Outlawing what Guttenplan calls “Holocaust Denial” is an attempt to prescribe by authority of penal law the result of any research into this topic. Since free scholarship is no longer possible under such laws, it makes all “legal” works suspect of being “pseudo-scholarly,” because their result was prescribed by criminal law from the start. By Guttenplan’s standards, here generalized, all Holocaust scholars would belong in jail, because all of their work could be called “pseudo-scholarly” and potentially written with a sinister motive (pleasing the authorities instead of searching the truth).
Hence, if we apply general logic to Guttenplan’s way of arguing, it backfires big time. Outlawing “Holocaust Denial,” if applied generally, would actually be the end of skepticism and scholarship. It would equal the outlawing of humanity as such.

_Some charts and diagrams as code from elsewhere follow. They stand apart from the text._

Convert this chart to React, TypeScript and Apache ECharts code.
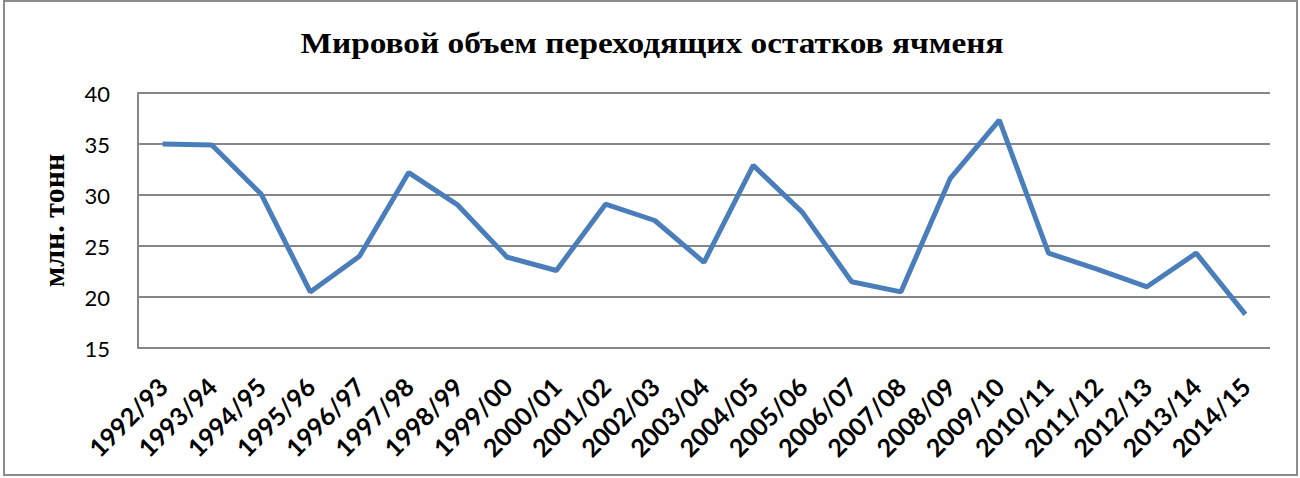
import React, { useEffect, useRef } from "react";
import * as echarts from "echarts";

const categories = [
  "1992/93", "1993/94", "1994/95", "1995/96", "1996/97", "1997/98", "1998/99",
  "1999/00", "2000/01", "2001/02", "2002/03", "2003/04", "2004/05", "2005/06",
  "2006/07", "2007/08", "2008/09", "2009/10", "2010/11", "2011/12", "2012/13",
  "2013/14", "2014/15",
];
const stocks = [
  35.0, 34.9, 30.1, 20.5, 24.0, 32.2, 29.0, 23.9, 22.6, 29.1, 27.5, 23.4, 32.9,
  28.3, 21.5, 20.5, 31.6, 37.35, 24.3, 22.7, 21.0, 24.3, 18.3,
];
const titleText = "Мировой объем переходящих остатков ячменя";
const yAxisName = "млн. тонн";

export default function App() {
  const ref = useRef<HTMLDivElement>(null);
  useEffect(() => {
    if (!ref.current) return;
    const chart = echarts.init(ref.current, undefined, { renderer: "svg" });
    chart.setOption({
      animation: false,
      backgroundColor: "#ffffff",
      graphic: [
        {
          type: "rect",
          shape: { x: 4, y: 1, width: 1293, height: 474 },
          style: { fill: "none", stroke: "#8c8c8c", lineWidth: 2 },
          silent: true,
        },
        {
          type: "text",
          x: 652,
          y: 43,
          scaleX: 1.15,
          style: {
            text: titleText,
            fontFamily: "Liberation Serif",
            fontWeight: "bold",
            fontSize: 29,
            fill: "#000000",
            align: "center",
            verticalAlign: "middle",
          },
          silent: true,
        },
      ],
      grid: { left: 138, right: 30, top: 93, bottom: 130 },
      xAxis: {
        type: "category",
        data: categories,
        boundaryGap: true,
        axisLine: { show: false },
        axisTick: { show: false },
        axisLabel: {
          rotate: 45,
          interval: 0,
          margin: 34,
          fontFamily: "Lato",
          fontWeight: "bold",
          fontSize: 25,
          color: "#000000",
        },
      },
      yAxis: {
        type: "value",
        min: 15,
        max: 40,
        interval: 5,
        name: yAxisName,
        nameLocation: "middle",
        nameGap: 70,
        nameRotate: 90,
        nameTextStyle: {
          fontFamily: "Liberation Serif",
          fontWeight: "bold",
          fontSize: 30,
          color: "#000000",
        },
        axisLine: { show: true, lineStyle: { color: "#868686", width: 2 } },
        axisTick: { show: false },
        axisLabel: {
          margin: 28,
          fontFamily: "Lato",
          fontSize: 22,
          color: "#000000",
        },
        splitLine: { show: true, lineStyle: { color: "#868686", width: 2 } },
      },
      series: [
        {
          type: "line",
          data: stocks,
          symbol: "none",
          lineStyle: { color: "#4a7ebb", width: 5 },
        },
      ],
    });
    return () => chart.dispose();
  }, []);
  return (
    <div
      ref={ref}
      style={{ position: "fixed", left: 0, top: 0, width: 1300, height: 478 }}
    />
  );
}
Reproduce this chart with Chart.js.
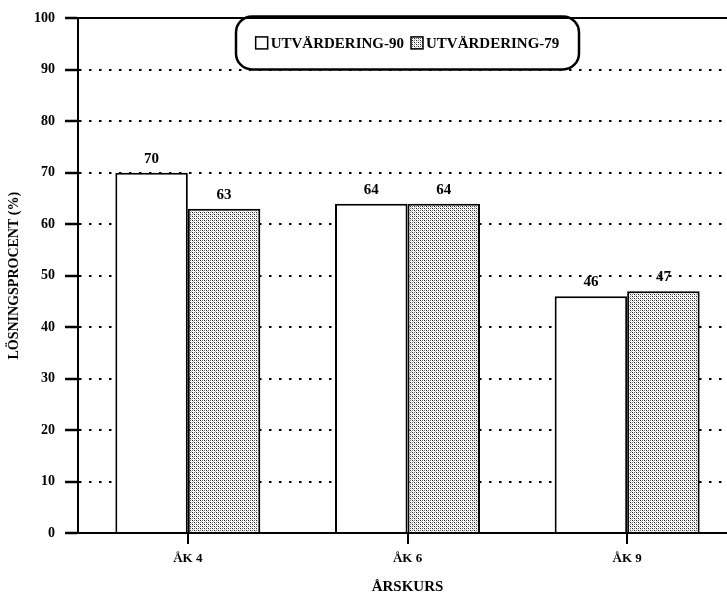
<!DOCTYPE html>
<html>
<head>
<meta charset="utf-8">
<script src="https://cdn.jsdelivr.net/npm/chart.js@4.4.1/dist/chart.umd.min.js"></script>
<style>
    html, body { margin: 0; padding: 0; overflow: hidden; background: #fff; }
    canvas { display: block; }
</style>
</head>
<body>
<canvas id="stapelDiagram" width="737" height="596"></canvas>
<script>
const arskurser = ['ÅK 4', 'ÅK 6', 'ÅK 9'];
const utvardering90 = [70, 64, 46];
const utvardering79 = [63, 64, 47];
const serieNamn = ['UTVÄRDERING-90', 'UTVÄRDERING-79'];
const yMin = 0;
const yMax = 100;
const ySteg = 10;

const typsnitt = '"Liberation Serif", "DejaVu Serif", serif';

document.addEventListener('DOMContentLoaded', function () {
    const canvas = document.getElementById('stapelDiagram');
    const ctx = canvas.getContext('2d');

    // rastrerat (prickigt) mönster för den grå stapeln
    function skapaRaster() {
        const c = document.createElement('canvas');
        c.width = 4; c.height = 4;
        const g = c.getContext('2d');
        g.fillStyle = '#fff';
        g.fillRect(0, 0, 4, 4);
        g.fillStyle = '#222';
        g.fillRect(0, 0, 1, 1);
        g.fillRect(2, 2, 1, 1);
        g.fillStyle = '#777';
        g.fillRect(2, 0, 1, 1);
        g.fillRect(0, 2, 1, 1);
        g.fillStyle = '#bbb';
        g.fillRect(1, 1, 1, 1);
        g.fillRect(3, 3, 1, 1);
        return ctx.createPattern(c, 'repeat');
    }
    const raster = skapaRaster();

    // värden ovanför staplarna
    const vardeEtiketter = {
        id: 'vardeEtiketter',
        afterDatasetsDraw(chart) {
            const c = chart.ctx;
            c.save();
            c.fillStyle = '#000';
            c.font = 'bold 15px ' + typsnitt;
            c.textAlign = 'center';
            c.textBaseline = 'alphabetic';
            chart.data.datasets.forEach((ds, i) => {
                chart.getDatasetMeta(i).data.forEach((el, j) => {
                    c.fillText(String(ds.data[j]), el.x, el.y - 10);
                });
            });
            c.restore();
        }
    };

    // legend i rundad ram
    const ramLegend = {
        id: 'ramLegend',
        afterDraw(chart) {
            const c = chart.ctx;
            const area = chart.chartArea;
            const bredd = 343, hojd = 53;
            const mitt = (area.left + area.right) / 2;
            const x0 = mitt - bredd / 2, y0 = area.top - 2;
            c.save();
            c.lineWidth = 2.5;
            c.strokeStyle = '#000';
            c.beginPath();
            c.roundRect(x0, y0, bredd, hojd, 16);
            c.stroke();

            c.font = 'bold 15px ' + typsnitt;
            c.textBaseline = 'middle';
            const ruta = 12, mellan = 3, luft = 7;
            const texter = chart.data.datasets.map(ds => ds.label);
            let total = 0;
            texter.forEach((t, i) => {
                total += ruta + mellan + c.measureText(t).width;
                if (i < texter.length - 1) total += luft;
            });
            let x = mitt - total / 2;
            const yMitt = y0 + hojd / 2;
            chart.data.datasets.forEach((ds, i) => {
                c.fillStyle = ds.backgroundColor;
                c.fillRect(x, yMitt - ruta / 2, ruta, ruta);
                c.lineWidth = 1.5;
                c.strokeRect(x, yMitt - ruta / 2, ruta, ruta);
                x += ruta + mellan;
                c.fillStyle = '#000';
                c.fillText(texter[i], x, yMitt + 1);
                x += c.measureText(texter[i]).width + luft;
            });
            c.restore();
        }
    };

    new Chart(ctx, {
        type: 'bar',
        data: {
            labels: arskurser,
            datasets: [
                {
                    label: serieNamn[0],
                    data: utvardering90,
                    backgroundColor: '#fff',
                    borderColor: '#000',
                    borderWidth: 2
                },
                {
                    label: serieNamn[1],
                    data: utvardering79,
                    backgroundColor: raster,
                    borderColor: '#000',
                    borderWidth: 2
                }
            ]
        },
        options: {
            responsive: false,
            animation: false,
            devicePixelRatio: 1,
            categoryPercentage: 0.66,
            barPercentage: 1,
            layout: { padding: { top: 15, left: 0, right: 0, bottom: 0 } },
            plugins: {
                legend: { display: false },
                tooltip: { enabled: false }
            },
            scales: {
                x: {
                    ticks: {
                        color: '#000',
                        padding: 7,
                        font: { family: typsnitt, size: 13, weight: 'bold' }
                    },
                    grid: {
                        offset: false,
                        drawOnChartArea: false,
                        color: '#000',
                        lineWidth: 2,
                        tickLength: 11
                    },
                    border: { color: '#000', width: 2 },
                    title: {
                        display: true,
                        text: 'ÅRSKURS',
                        color: '#000',
                        font: { family: typsnitt, size: 15, weight: 'bold' },
                        padding: { top: 6, bottom: 0 }
                    },
                    afterFit: s => { s.height = 63; }
                },
                y: {
                    min: yMin,
                    max: yMax,
                    ticks: {
                        stepSize: ySteg,
                        color: '#000',
                        padding: 10,
                        font: { family: typsnitt, size: 14, weight: 'bold' }
                    },
                    grid: {
                        color: '#000',
                        lineWidth: 2,
                        tickLength: 13,
                        tickWidth: 2.5,
                        tickBorderDash: []
                    },
                    border: {
                        color: '#000',
                        width: 2,
                        dash: c => (c.tick && c.tick.value === yMax) ? [] : [2.5, 7.5]
                    },
                    title: {
                        display: true,
                        text: 'LÖSNINGSPROCENT (%)',
                        color: '#000',
                        font: { family: typsnitt, size: 14, weight: 'bold' },
                        padding: { top: 6, bottom: 0 }
                    },
                    afterFit: s => { s.width = 78; }
                }
            }
        },
        plugins: [vardeEtiketter, ramLegend]
    });
});
</script>
</body>
</html>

Outlawing “Holocaust Denial” is therefore the first step of an ultimate onslaught against a free society.
If Germany and other countries with similar laws want to prevent the persecution of minorities and the burning of books, then they have to stop persecuting minorities and burning books, even if it concerns “Holocaust Denial.” Just turning around and persecuting “the other ones” for a change isn’t doing any good.
This article was submitted to the British magazine Index on Censorship as a right of reply to Guttenplan’s paper. It was never printed. The current version has been revised slighly.